The record is perfect, the play is not. In becoming one of 24 teams to enter February without a loss since Indiana’s 1976 championship team completed the last flawless season in college basketball, Syracuse has won six games by six points or less.

Early in the season, Ennis said Boeheim would tell the team they weren’t even good, particularly after a season-opening halftime deficit at home against Cornell — a team without a Division I win this season. The coach estimates they could have lost seven or eight games, and he knows the toughest still remain — five of the nine remaining regular-season games are on the road, against ranked opponents such as Pittsburgh, Duke and Virginia.

Predictably, the players aren’t concerned with anything more than winning their next game, though the byproduct of that eventually could make undefeated an unavoidable thought.

“It’s not something we talk about,” Cooney said. “We want to win every game. You want to win so bad that you don’t see yourself losing.”

Surprisingly, the fans aren’t talking about it much either. The high improbability is more palpable than the historic possibility.

“It’d be amazing. We all want it to happen, but that’s going to be tough,” said sophomore Jen Hubert, a Massachusetts native who grew up only knowing the school from NCAA Tournament brackets. “Nobody’s saying anything because nobody wants to jinx it.”

It is Friday, two days before the Orange’s next test — against Clemson. Practice is loose.
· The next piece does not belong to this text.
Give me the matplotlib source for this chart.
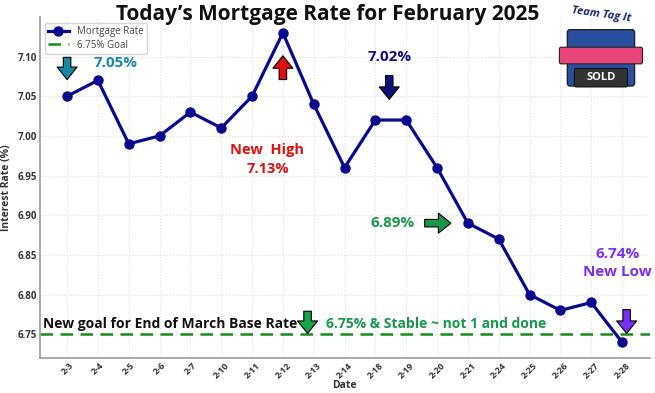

The tight-knit group — which spends much of their time together playing video games, seeing movies and going to the mall — is sharing lots of laughs.

Boeheim’s demeanor is calm, like his freshman point guard in the final minutes.

In games, the coach still calls most plays. His voice is steady, instruction without intensity.

And then, multiple attempts at a backdoor lob fail. With each miss, he grows a little more agitated, his voice a little bit louder.

“This is so simple and you’re making it so hard,” Boeheim barks. “This isn’t hard.”

Belated success comes one play later.

Six days a week, the team continues building, hoping to claim a No. 1 seed in the NCAA Tournament, which would unfurl a red carpet of de facto home games around New York, leading to the Final Four. The opening rounds likely would be in Buffalo, with potential Sweet 16 and Elite Eight games at Madison Square Garden — a building so renowned for orange occupation that Fair’s Maryland-based family initially believed it was in the city where he would be playing his four years.

The players know the path, dabbling in the hypothetical scenario before snapping back to the reality of what’s required to make it there.

“We’re nowhere close to where we want to be, and that’s another Final Four, and hopefully a championship,” Ennis said at the Carmelo K. Anthony Practice Center. “[Boeheim] told us that being undefeated means nothing. We need to be playing our best in the tournament.”

In a few months, the 6-foot-2 Ennis could be a lottery pick in the NBA Draft, but a few months ago, he could go mostly unrecognized at the local mall, flanked by taller teammates — Grant and Rakeem Christmas — who would draw instant crowds.

Anonymity is no longer an option. The Dome is packed by 35,000-plus, with at least one Ennis family member at every game — among his parents, extended family and five siblings, which includes his older brother, Dylan, who plays at Villanova.

Ennis has appeared in just 22 games, but fans already are wondering how fleeting the opportunity is to be able walk to see one of the country’s best play on their campus. Like Anthony, who left after leading the school to its only national championship in 2003, one season may be his collegiate career.

“He’s a little too good. I’m nervous he’s going to leave,” Rice said. “I can’t complain, but I’m fearing he’s gonna jump to the NBA. … Losing Carter-Williams was big, but he stepped in and he’s been even better.”

One and done. … It could be worth it. It was once before.